Je cite vos propres mots chargés de bon sens et de justesse :
« On s’étonnera peut-être que dans un livre où les sectes sont minoritaires, j’accorde une place aussi large au débat qui s’est créé à leur propos. La raison tient dans une préoccupation grandissante que je partage avec de nombreux universitaires et écrivains dans notre pays où les associations abondent et où elles constituent un espace de liberté et de fraternité, la mise à l’index d’un certain nombre d’entre elles me paraît aboutir à un climat très dangereux. »

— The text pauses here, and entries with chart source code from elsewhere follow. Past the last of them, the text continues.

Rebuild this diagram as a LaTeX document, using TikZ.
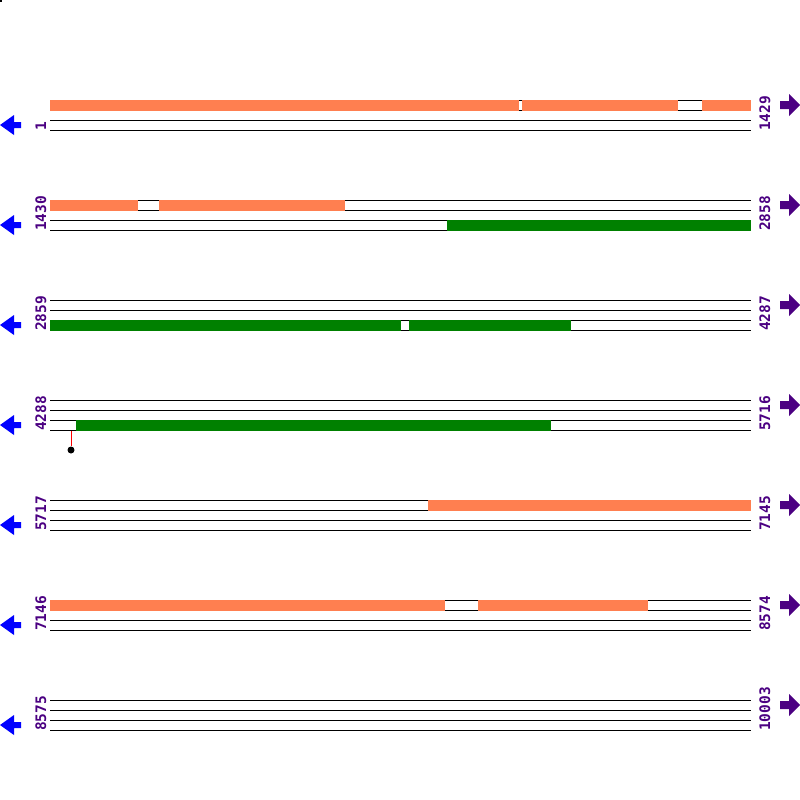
\documentclass[tikz,border=0pt]{standalone}
\usepackage{fontspec}
\newfontfamily\numfont{DejaVu Sans Mono}
\definecolor{coral}{RGB}{255,127,80}
\definecolor{fgreen}{RGB}{0,128,0}
\definecolor{indig}{RGB}{75,0,130}
\begin{document}
\begin{tikzpicture}[x=1pt,y=-1pt,
  strand/.style={line width=1pt,black},
  orbar/.style={fill=coral},
  grbar/.style={fill=fgreen},
  num/.style={font=\numfont\bfseries\fontsize{14.5}{15}\selectfont, text=indig, rotate=90, anchor=base west, inner sep=0pt},
  larrow/.style={fill=blue},
  rarrow/.style={fill=indig},
  pin/.style={red, line width=1pt}]
\useasboundingbox[fill=white] (0,0) rectangle (800,800);
\fill[black] (0,0) rectangle (2,2);
\foreach \k/\l/\r in {0/1/1429,1/1430/2858,2/2859/4287,3/4288/5716,4/5717/7145,5/7146/8574,6/8575/10003}{
  \pgfmathsetmacro{\yo}{100+100*\k}
  \foreach \d in {0,10,20,30}{
    \draw[strand] (50,\yo+\d) -- (751,\yo+\d);
  }
  \node[num] (L\k) at (46,\yo+31) {\l};
  \node[num] (R\k) at (770,\yo+31) {\r};
  \fill[larrow] (0,\yo+25) -- (14,\yo+15) -- (14,\yo+22) -- (21,\yo+22) -- (21,\yo+28) -- (14,\yo+28) -- (14,\yo+35) -- cycle;
  \fill[rarrow] (800,\yo+5) -- (789,\yo-6) -- (789,\yo+1) -- (780,\yo+1) -- (780,\yo+9) -- (789,\yo+9) -- (789,\yo+16) -- cycle;
}
% row 1
\fill[orbar] (50,99.5) rectangle (519,110.5);
\fill[orbar] (522,99.5) rectangle (678,110.5);
\fill[orbar] (702,99.5) rectangle (751,110.5);
% row 2
\fill[orbar] (50,199.5) rectangle (138,210.5);
\fill[orbar] (159,199.5) rectangle (345,210.5);
\fill[grbar] (447,219.5) rectangle (751,230.5);
% row 3
\fill[grbar] (50,319.5) rectangle (401,330.5);
\fill[grbar] (409,319.5) rectangle (571,330.5);
% row 4
\fill[grbar] (76,419.5) rectangle (551,430.5);
\coordinate (pintop) at (71,430.5);
\node[circle, fill=black, inner sep=0pt, minimum size=7pt] (pinhead) at (71,450) {};
\draw[pin] (pintop) -- (pinhead.north);
% row 5
\fill[orbar] (428,499.5) rectangle (751,510.5);
% row 6
\fill[orbar] (50,599.5) rectangle (445,610.5);
\fill[orbar] (478,599.5) rectangle (648,610.5);
\end{tikzpicture}
\end{document}
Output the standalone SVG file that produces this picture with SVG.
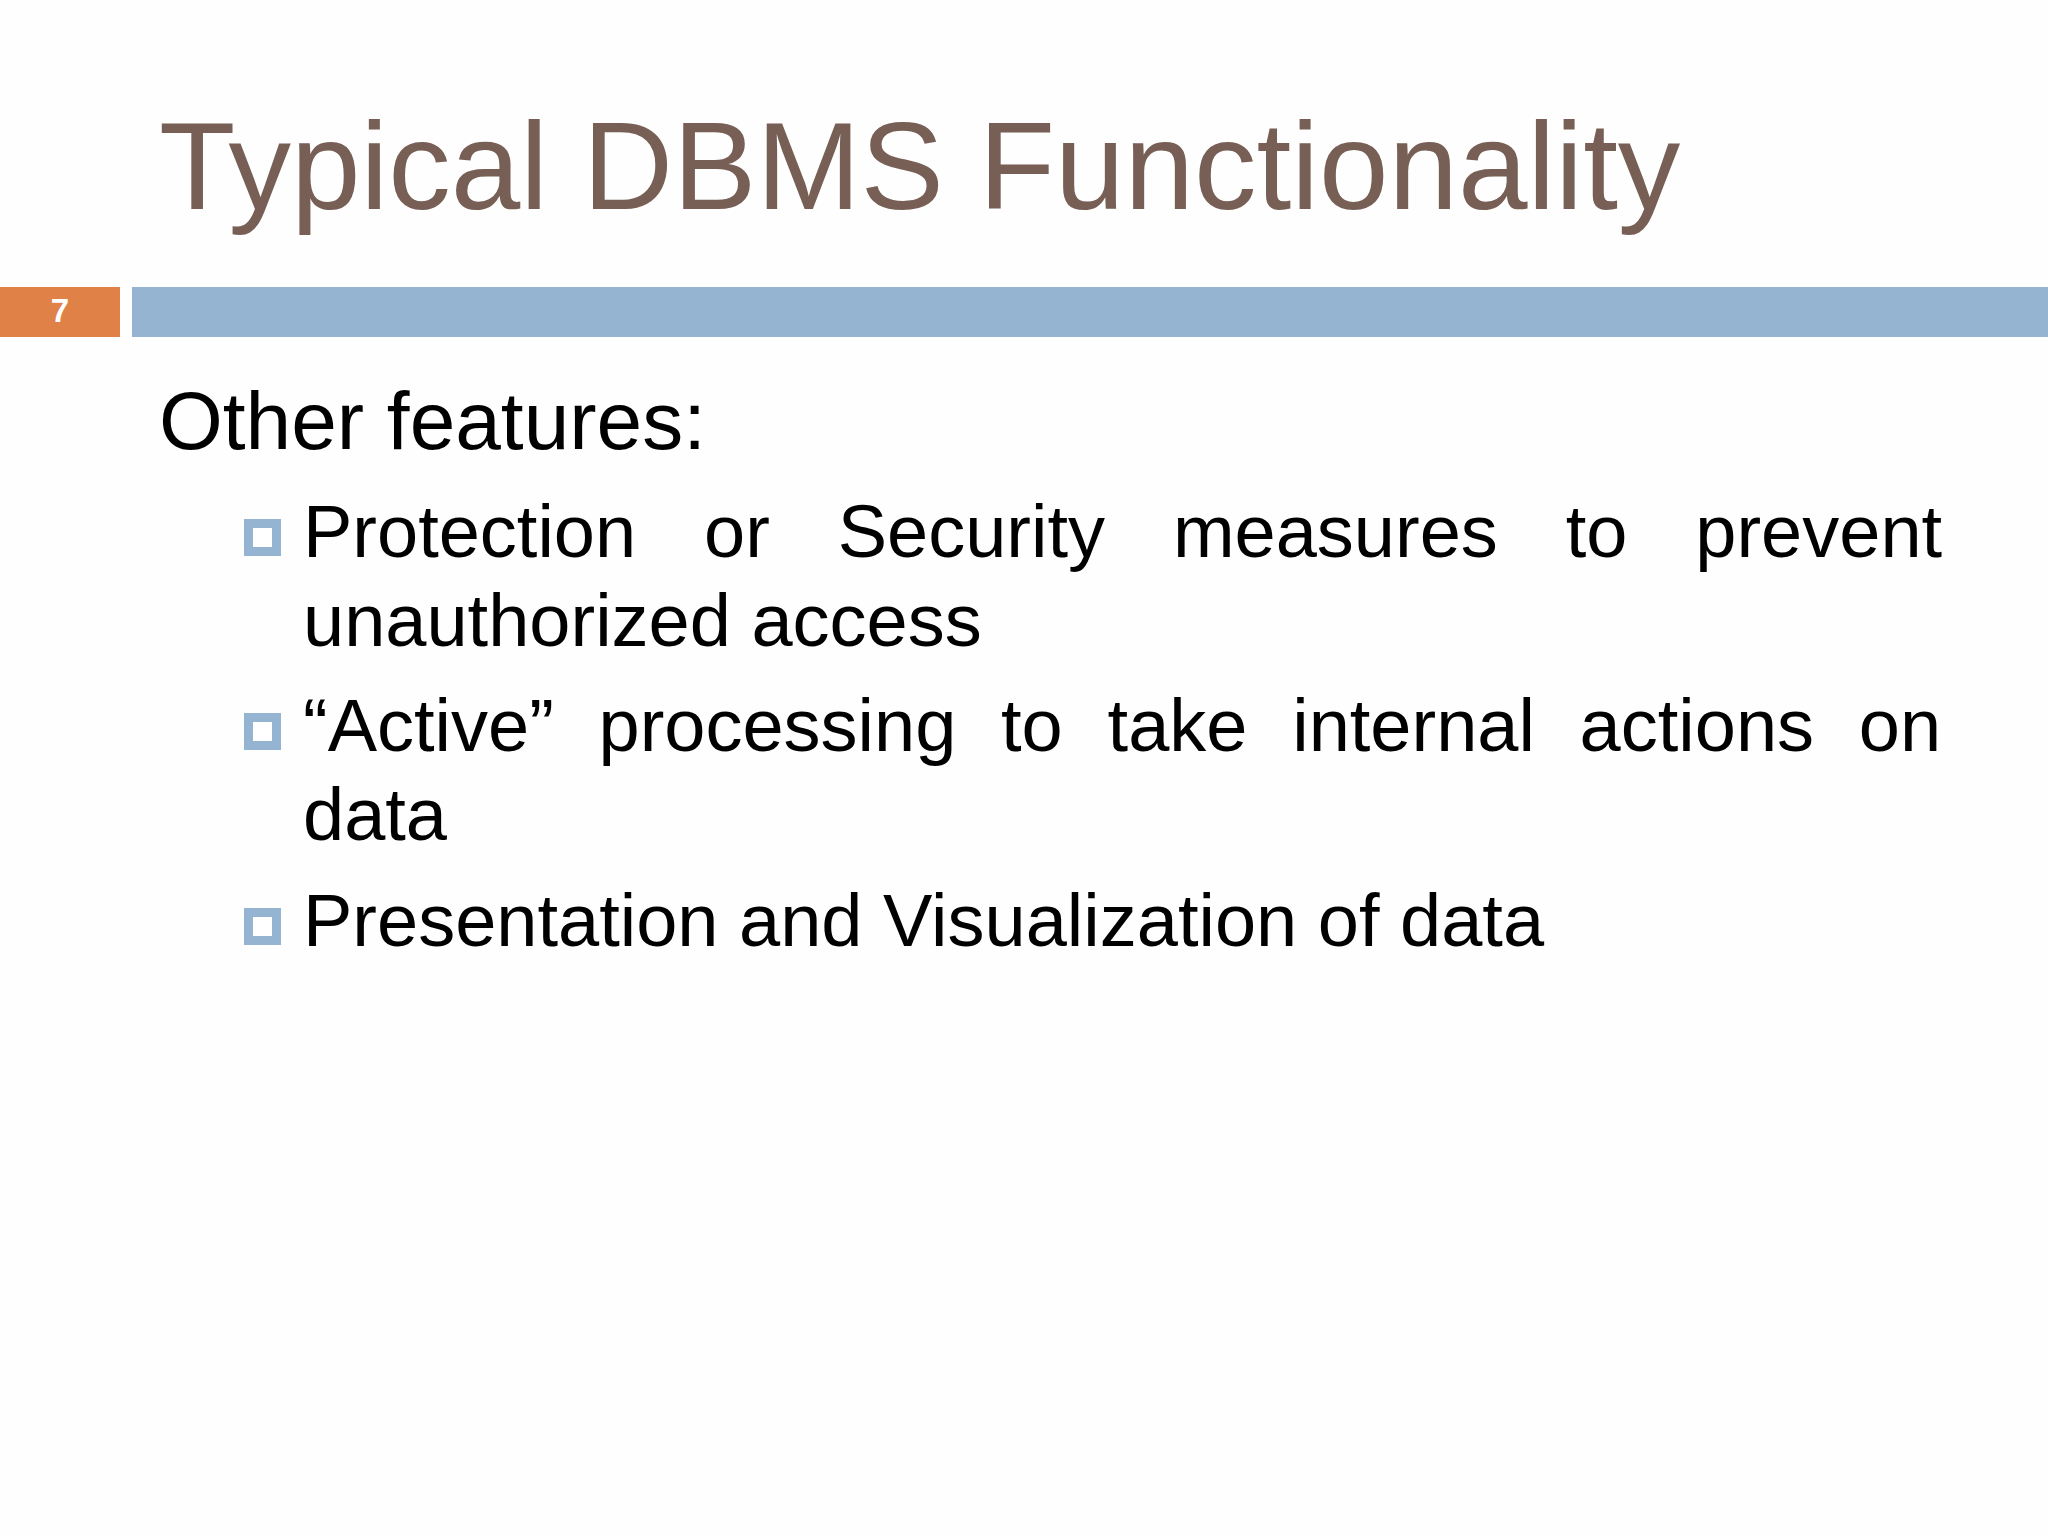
<svg xmlns="http://www.w3.org/2000/svg" width="2048" height="1536" viewBox="0 0 2048 1536">
<style>
.title{font-family:"Liberation Sans",Arial,sans-serif;font-size:125px;fill:#775F55}
.num{font-family:"Liberation Sans",Arial,sans-serif;font-size:33px;font-weight:bold;fill:#FFFFFF}
.body{font-family:"Liberation Sans",Arial,sans-serif;font-size:82px;fill:#000000}
.item{font-family:"Liberation Sans",Arial,sans-serif;font-size:74px;fill:#000000}
.bullet{fill:#FFFFFF;stroke:#94B4D1;stroke-width:9}
</style>
<rect x="0" y="0" width="2048" height="1536" fill="#FEFEFE"/>
<g id="title"><text class="title" x="159" y="209">Typical DBMS Functionality</text></g>
<g id="header-bar">
<rect x="0" y="287" width="120" height="50" fill="#E08148"/>
<text class="num" x="60" y="322" text-anchor="middle">7</text>
<rect x="132" y="287" width="1916" height="50" fill="#95B4D1"/>
</g>
<g id="heading"><text class="body" x="159" y="449">Other features:</text></g>
<g id="item1">
<rect class="bullet" x="248.5" y="523.5" width="28" height="28"/>
<text class="item" y="557"><tspan x="303">Protection</tspan><tspan x="704">or</tspan><tspan x="837.7">Security</tspan><tspan x="1172.9">measures</tspan><tspan x="1565.7">to</tspan><tspan x="1695.3">prevent</tspan></text>
<text class="item" x="303" y="646">unauthorized access</text>
</g>
<g id="item2">
<rect class="bullet" x="248.5" y="717.5" width="28" height="28"/>
<text class="item" y="751"><tspan x="303">“Active”</tspan><tspan x="598.5">processing</tspan><tspan x="1001">to</tspan><tspan x="1107.6">take</tspan><tspan x="1292.2">internal</tspan><tspan x="1579.6">actions</tspan><tspan x="1858.8">on</tspan></text>
<text class="item" x="303" y="840">data</text>
</g>
<g id="item3">
<rect class="bullet" x="248.5" y="912.5" width="28" height="28"/>
<text class="item" x="303" y="946">Presentation and Visualization of data</text>
</g>
</svg>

« Ce livre entend présenter un éventail de la pluralité des doctrines qui se basent sur une ferveur, que celle-ci soit critiquable ou non, mais qui prouve que notre monde a besoin de nouer des liens entre le visible et l’invisible, de construire des mythes où se décèle notre désir d’une humanité à la fois diverse et solidaire où tout tendrait vers une certaine perfection. »
Jean-Pierre Bayard, tout est dit... Alors où en sommes-nous maintenant ? Est-ce qu’on a pris conscience qu’on était allé trop loin ?
Jean-Pierre Bayard : Oh oui ! oui ! Je crois qu’on en a pris conscience. Il y a eu beaucoup de personnes à s’insurger. Il y a eu principalement Louis Pauwels.
Arkghan : Il a pris la plume dans le Figaro Magazine, je crois.
Jean-Pierre Bayard : J’ai été très ami avec Louis Pauwels. Il me disait dans une de ses lettres qu’il n’avait pas pu prendre toutes les positions qu’il aurait voulu à cause de ses responsabilités au Figaro Magazine. Il y en a eu d’autres, des professeurs, des universitaires. Il y a eu mon ami le professeur Antoine Faivre. Eliade aussi a reflété cet esprit critique, mais j’ai bien d’autres amis professeurs dans ce cas.
Arkghan : Antoine Faivre qui a soutenu le CESNUR en France, mais ces gens ont eu la partie dure car ils ont été stigmatisés politiquement, quant à Eliade, j’imagine que la cible qu’il était ne lui a pas laissé beaucoup de marge.